# What is expected
Return all the data below as it stands, minus the pictures.

===============

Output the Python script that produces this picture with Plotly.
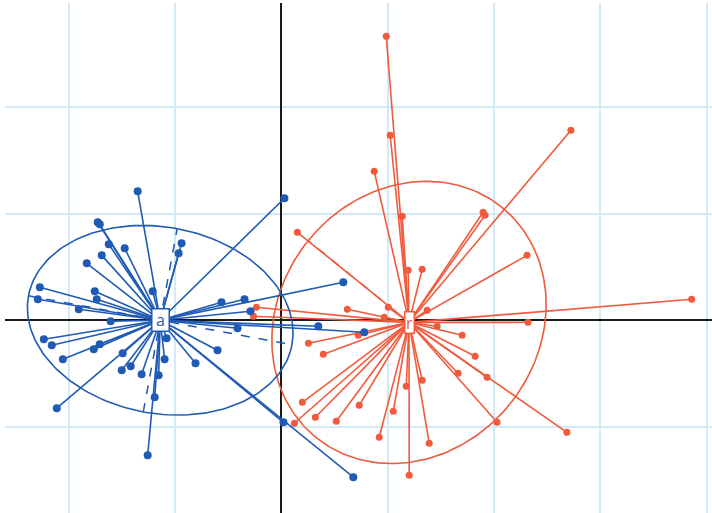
import numpy as np
import plotly.graph_objects as go

# Group "a" (blue): individual scores and class centre
a_x = [-1.352, -1.728, -1.709, -1.624, -1.474, -1.690, -1.831, -0.939, -0.967, -1.211,
       -2.272, -2.291, -1.756, -1.737, -1.906, -1.606, 0.028, -0.563, -0.347, -0.291,
       -0.413, -2.235, -2.160, -1.709, -1.765, -2.056, -1.493, -1.080, -1.099, -0.601,
       -0.808, -1.418, -1.502, -1.315, -1.155, -1.192, -2.113, 0.019, -1.258, 0.676,
       0.582, 0.347, 0.779]
a_y = [1.211, 0.920, 0.901, 0.714, 0.676, 0.610, 0.535, 0.723, 0.629, 0.272,
       0.310, 0.197, 0.272, 0.197, 0.103, -0.009, 1.146, 0.169, 0.197, 0.085,
       -0.075, -0.178, -0.235, -0.225, -0.272, -0.366, -0.310, -0.169, -0.366, -0.282,
       -0.404, -0.432, -0.469, -0.507, -0.516, -0.723, -0.826, -0.958, -1.268, -1.474,
       0.357, -0.056, -0.113]
a_centre = (-1.14, 0.0)
a_ellipse = dict(a=1.26, b=0.875, angle=-10.5)

# Group "r" (red): individual scores and class centre
r_x = [0.986, 1.023, 0.873, 2.723, 1.136, 1.897, 1.915, 0.150, 2.310, 1.192,
       1.324, 3.859, 0.620, 1.005, 0.967, 1.371, 2.319, 1.465, 1.700, 0.254,
       0.723, 0.394, 1.822, 1.662, 1.934, 1.324, 1.174, 1.052, 0.197, 0.732,
       0.319, 0.122, 0.516, 2.028, 2.685, 0.920, 1.390, 1.202, -0.235, -0.263]
r_y = [2.667, 1.737, 1.399, 1.784, 0.977, 1.014, 0.986, 0.826, 0.610, 0.469,
       0.479, 0.197, 0.103, 0.122, 0.028, 0.094, -0.019, -0.056, -0.141, -0.216,
       -0.141, -0.319, -0.338, -0.498, -0.535, -0.563, -0.620, -0.854, -0.770, -0.798,
       -0.911, -0.967, -0.948, -0.958, -1.052, -1.099, -1.155, -1.455, 0.122, 0.038]
r_centre = (1.20, -0.02)
r_ellipse = dict(a=1.39, b=1.22, angle=51.0)

BLUE = "#1f5bb5"
RED = "#f15a3c"
GRID = "#d4e9f7"


def star(xs, ys, centre):
    sx, sy = [], []
    for x, y in zip(xs, ys):
        sx += [centre[0], x, None]
        sy += [centre[1], y, None]
    return sx, sy


def ellipse(centre, a, b, angle, n=200):
    t = np.linspace(0, 2 * np.pi, n)
    th = np.radians(angle)
    ex = centre[0] + a * np.cos(t) * np.cos(th) - b * np.sin(t) * np.sin(th)
    ey = centre[1] + a * np.cos(t) * np.sin(th) + b * np.sin(t) * np.cos(th)
    return ex, ey


def axes_of(centre, a, b, angle):
    th = np.radians(angle)
    ux, uy = np.cos(th), np.sin(th)
    vx, vy = -np.sin(th), np.cos(th)
    cx, cy = centre
    return ([cx - a * ux, cx + a * ux, None, cx - b * vx, cx + b * vx],
            [cy - a * uy, cy + a * uy, None, cy - b * vy, cy + b * vy])


fig = go.Figure()

# (label, x, y, centre, ellipse, colour, marker size, label box w/h)
groups = [
    ("r", r_x, r_y, r_centre, r_ellipse, RED, 7, (6, 18)),
    ("a", a_x, a_y, a_centre, a_ellipse, BLUE, 8, (14, 19)),
]

for name, xs, ys, c, el, col, msize, box in groups:
    sx, sy = star(xs, ys, c)
    fig.add_trace(go.Scatter(x=sx, y=sy, mode="lines",
                             line=dict(color=col, width=1.6), hoverinfo="skip"))
    ex, ey = ellipse(c, **el)
    fig.add_trace(go.Scatter(x=ex, y=ey, mode="lines",
                             line=dict(color=col, width=1.6), hoverinfo="skip"))
    if name == "a":
        dx, dy = axes_of(c, **el)
    else:
        # only the upper-left half of the minor axis stands clear of the star
        th = np.radians(el["angle"])
        dx = [c[0], c[0] - el["b"] * np.sin(th)]
        dy = [c[1], c[1] + el["b"] * np.cos(th)]
    fig.add_trace(go.Scatter(x=dx, y=dy, mode="lines",
                             line=dict(color=col, width=1.5, dash="dash"),
                             hoverinfo="skip"))
    fig.add_trace(go.Scatter(x=xs, y=ys, mode="markers",
                             marker=dict(color=col, size=msize), hoverinfo="skip"))
    fig.add_annotation(x=c[0], y=c[1], text=name, showarrow=False,
                       font=dict(family="Open Sans", size=16, color=col),
                       bgcolor="white", bordercolor=col, borderwidth=1.5,
                       borderpad=1, width=box[0], height=box[1])

fig.update_xaxes(range=[-2.60, 4.05], dtick=1, showgrid=True, gridcolor=GRID,
                 gridwidth=1.5, zeroline=True, zerolinecolor="#1a1a1a",
                 zerolinewidth=2, showticklabels=False, ticks="", showline=False)
fig.update_yaxes(range=[-1.81, 2.98], dtick=1, showgrid=True, gridcolor=GRID,
                 gridwidth=1.5, zeroline=True, zerolinecolor="#1a1a1a",
                 zerolinewidth=2, showticklabels=False, ticks="", showline=False)

fig.update_layout(width=712, height=513, showlegend=False,
                  margin=dict(l=5, r=0, t=3, b=0),
                  plot_bgcolor="white", paper_bgcolor="white")

fig.write_html("out.html")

===============

# Exercise response
Output the Python script that produces this picture with Plotly.
import numpy as np
import plotly.graph_objects as go

# Group "a" (blue): individual scores and class centre
a_x = [-1.352, -1.728, -1.709, -1.624, -1.474, -1.690, -1.831, -0.939, -0.967, -1.211,
       -2.272, -2.291, -1.756, -1.737, -1.906, -1.606, 0.028, -0.563, -0.347, -0.291,
       -0.413, -2.235, -2.160, -1.709, -1.765, -2.056, -1.493, -1.080, -1.099, -0.601,
       -0.808, -1.418, -1.502, -1.315, -1.155, -1.192, -2.113, 0.019, -1.258, 0.676,
       0.582, 0.347, 0.779]
a_y = [1.211, 0.920, 0.901, 0.714, 0.676, 0.610, 0.535, 0.723, 0.629, 0.272,
       0.310, 0.197, 0.272, 0.197, 0.103, -0.009, 1.146, 0.169, 0.197, 0.085,
       -0.075, -0.178, -0.235, -0.225, -0.272, -0.366, -0.310, -0.169, -0.366, -0.282,
       -0.404, -0.432, -0.469, -0.507, -0.516, -0.723, -0.826, -0.958, -1.268, -1.474,
       0.357, -0.056, -0.113]
a_centre = (-1.14, 0.0)
a_ellipse = dict(a=1.26, b=0.875, angle=-10.5)

# Group "r" (red): individual scores and class centre
r_x = [0.986, 1.023, 0.873, 2.723, 1.136, 1.897, 1.915, 0.150, 2.310, 1.192,
       1.324, 3.859, 0.620, 1.005, 0.967, 1.371, 2.319, 1.465, 1.700, 0.254,
       0.723, 0.394, 1.822, 1.662, 1.934, 1.324, 1.174, 1.052, 0.197, 0.732,
       0.319, 0.122, 0.516, 2.028, 2.685, 0.920, 1.390, 1.202, -0.235, -0.263]
r_y = [2.667, 1.737, 1.399, 1.784, 0.977, 1.014, 0.986, 0.826, 0.610, 0.469,
       0.479, 0.197, 0.103, 0.122, 0.028, 0.094, -0.019, -0.056, -0.141, -0.216,
       -0.141, -0.319, -0.338, -0.498, -0.535, -0.563, -0.620, -0.854, -0.770, -0.798,
       -0.911, -0.967, -0.948, -0.958, -1.052, -1.099, -1.155, -1.455, 0.122, 0.038]
r_centre = (1.20, -0.02)
r_ellipse = dict(a=1.39, b=1.22, angle=51.0)

BLUE = "#1f5bb5"
RED = "#f15a3c"
GRID = "#d4e9f7"


def star(xs, ys, centre):
    sx, sy = [], []
    for x, y in zip(xs, ys):
        sx += [centre[0], x, None]
        sy += [centre[1], y, None]
    return sx, sy


def ellipse(centre, a, b, angle, n=200):
    t = np.linspace(0, 2 * np.pi, n)
    th = np.radians(angle)
    ex = centre[0] + a * np.cos(t) * np.cos(th) - b * np.sin(t) * np.sin(th)
    ey = centre[1] + a * np.cos(t) * np.sin(th) + b * np.sin(t) * np.cos(th)
    return ex, ey


def axes_of(centre, a, b, angle):
    th = np.radians(angle)
    ux, uy = np.cos(th), np.sin(th)
    vx, vy = -np.sin(th), np.cos(th)
    cx, cy = centre
    return ([cx - a * ux, cx + a * ux, None, cx - b * vx, cx + b * vx],
            [cy - a * uy, cy + a * uy, None, cy - b * vy, cy + b * vy])


fig = go.Figure()

# (label, x, y, centre, ellipse, colour, marker size, label box w/h)
groups = [
    ("r", r_x, r_y, r_centre, r_ellipse, RED, 7, (6, 18)),
    ("a", a_x, a_y, a_centre, a_ellipse, BLUE, 8, (14, 19)),
]

for name, xs, ys, c, el, col, msize, box in groups:
    sx, sy = star(xs, ys, c)
    fig.add_trace(go.Scatter(x=sx, y=sy, mode="lines",
                             line=dict(color=col, width=1.6), hoverinfo="skip"))
    ex, ey = ellipse(c, **el)
    fig.add_trace(go.Scatter(x=ex, y=ey, mode="lines",
                             line=dict(color=col, width=1.6), hoverinfo="skip"))
    if name == "a":
        dx, dy = axes_of(c, **el)
    else:
        # only the upper-left half of the minor axis stands clear of the star
        th = np.radians(el["angle"])
        dx = [c[0], c[0] - el["b"] * np.sin(th)]
        dy = [c[1], c[1] + el["b"] * np.cos(th)]
    fig.add_trace(go.Scatter(x=dx, y=dy, mode="lines",
                             line=dict(color=col, width=1.5, dash="dash"),
                             hoverinfo="skip"))
    fig.add_trace(go.Scatter(x=xs, y=ys, mode="markers",
                             marker=dict(color=col, size=msize), hoverinfo="skip"))
    fig.add_annotation(x=c[0], y=c[1], text=name, showarrow=False,
                       font=dict(family="Open Sans", size=16, color=col),
                       bgcolor="white", bordercolor=col, borderwidth=1.5,
                       borderpad=1, width=box[0], height=box[1])

fig.update_xaxes(range=[-2.60, 4.05], dtick=1, showgrid=True, gridcolor=GRID,
                 gridwidth=1.5, zeroline=True, zerolinecolor="#1a1a1a",
                 zerolinewidth=2, showticklabels=False, ticks="", showline=False)
fig.update_yaxes(range=[-1.81, 2.98], dtick=1, showgrid=True, gridcolor=GRID,
                 gridwidth=1.5, zeroline=True, zerolinecolor="#1a1a1a",
                 zerolinewidth=2, showticklabels=False, ticks="", showline=False)

fig.update_layout(width=712, height=513, showlegend=False,
                  margin=dict(l=5, r=0, t=3, b=0),
                  plot_bgcolor="white", paper_bgcolor="white")

fig.write_html("out.html")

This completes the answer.